Quoting this footnote in its brief, the government summarized the Sixth Circuit’s ruling and then stated:
However, an argument of lack of subject matter jurisdiction may be made at any time, [sic] so that if the statute of limitations were jurisdictional and had run, the defendant would have been able to raise it as an issue at any time, including the first time on appeal.
(Government’s Opposition, Dec. 22, 1986 at 10 (citations omitted).) In light of the Sixth Circuit’s unequivocal reservation of the Benes issue, I find it impossible to infer from this analysis that Hook overrules Benes.

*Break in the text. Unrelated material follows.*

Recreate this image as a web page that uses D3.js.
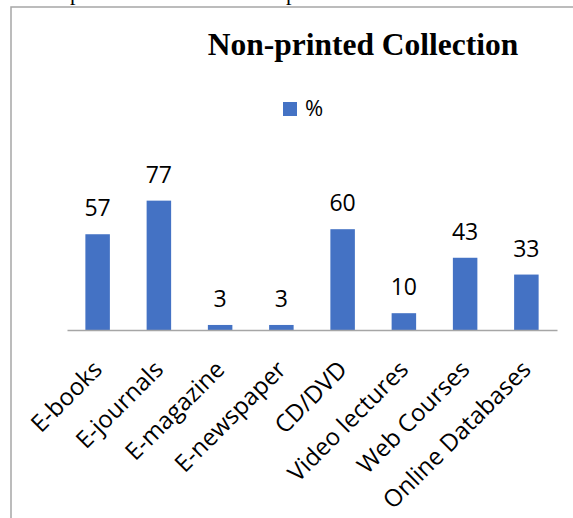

Neither am I convinced by the government’s argument that Supreme Court precedent requires that statutes of limitations be treated as jurisdictional. The cases cited by the government for this proposition are not controlling. United States v. Cook, 84 U.S. (17 Wall) 168, 21 L.Ed. 538 (1872), is over a hundred years old and, by the government’s own admission, difficult to understand. And Biddinger, which cites Cook, was clearly preoccupied by issues that are inappropriate to an analysis of the question presented in the case at hand. Biddinger involved an extradition by one state of an alleged criminal who had fled from another state. As quoted by the government, the Court concludes, “[t]he statute of limitations is a defense and must be asserted on the trial by the defendant____” Biddinger, supra, 245 U.S. at 135, 38 S.Ct. at 43. However, the true import of this phrase can only be appreciated when it is read in the context of the portion of the sentence that the government omitted from its brief. The entire quote reads:
The statute of limitations is a defense and must be asserted on the trial by the defendant and the form of the statute in Illinois, which the appellant seeks to rely upon, makes it especially necessary that the claimed defense of it should be heard and decided by the courts of that state.

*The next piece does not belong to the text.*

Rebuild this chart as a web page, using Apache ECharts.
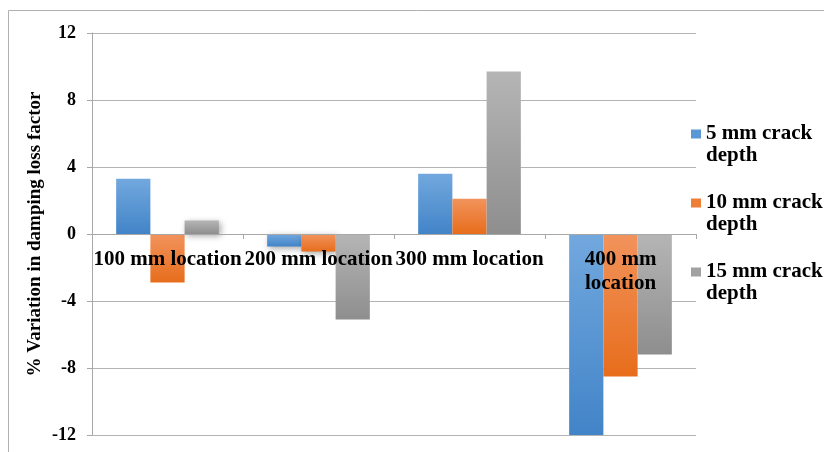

Id. (citations omitted). The central issue in Biddinger was not the effect of making a federal statute of limitations a non-waivable jurisdictional bar. Rather, the overriding concern was how to interpret Article IV, Section 2 of the Constitution, so as to preserve state sovereignty while ensuring that state constitutions requiring that people be tried in the county or district in which they allegedly committed a crime, not become shields for guilty individuals seeking to immunize themselves by moving from state to state.
Finally, I am not persuaded that I should ignore Benes by the fact that six of the other twelve federal circuits hold that the statute of limitations does not go to jurisdiction. A rule that the running of the statute of limitations cannot be waived in the criminal setting serves a number of important policy functions. Prime among these is restraint of governmental powers. While statutes of limitations are generally thought of as protecting individuals against having to answer to charges based on stale facts, they also serve to restrain the power of the sovereign to act against an accused. See Waters, supra at 743. The jurisdictional view of the statute of limitations followed in this circuit and the Tenth Circuit ensures that these two functions do not merge. Under the jurisdictional approach, the statute of limitations exerts an independent force on the government. It requires that the government vigorously investigate those cases which it chooses or hopes to prosecute, and restrains it from putting to an accused individual an oppressive choice: whether “to agree” to a waiver because the government suggests that if it is afforded more time to investigate it might decide not to indict, or to refuse and run the risk of being unfairly charged by a government prosecutor trying to beat the
III. Conclusion
For the reasons stated above, defendants’ motion for dismissal of the indictment on the grounds that the offenses charged are barred by the applicable statute of limitations is granted as to all counts and the indictment is dismissed.
ORDER GRANTING DEFENDANTS’ MOTION TO DISMISS
In accordance with the opinion filed this date,
IT IS HEREBY ORDERED that defendants’ motion for dismissal of the indictment on the grounds that the offenses charged are barred by the applicable statute of limitations is granted as to all counts, and the indictment is dismissed.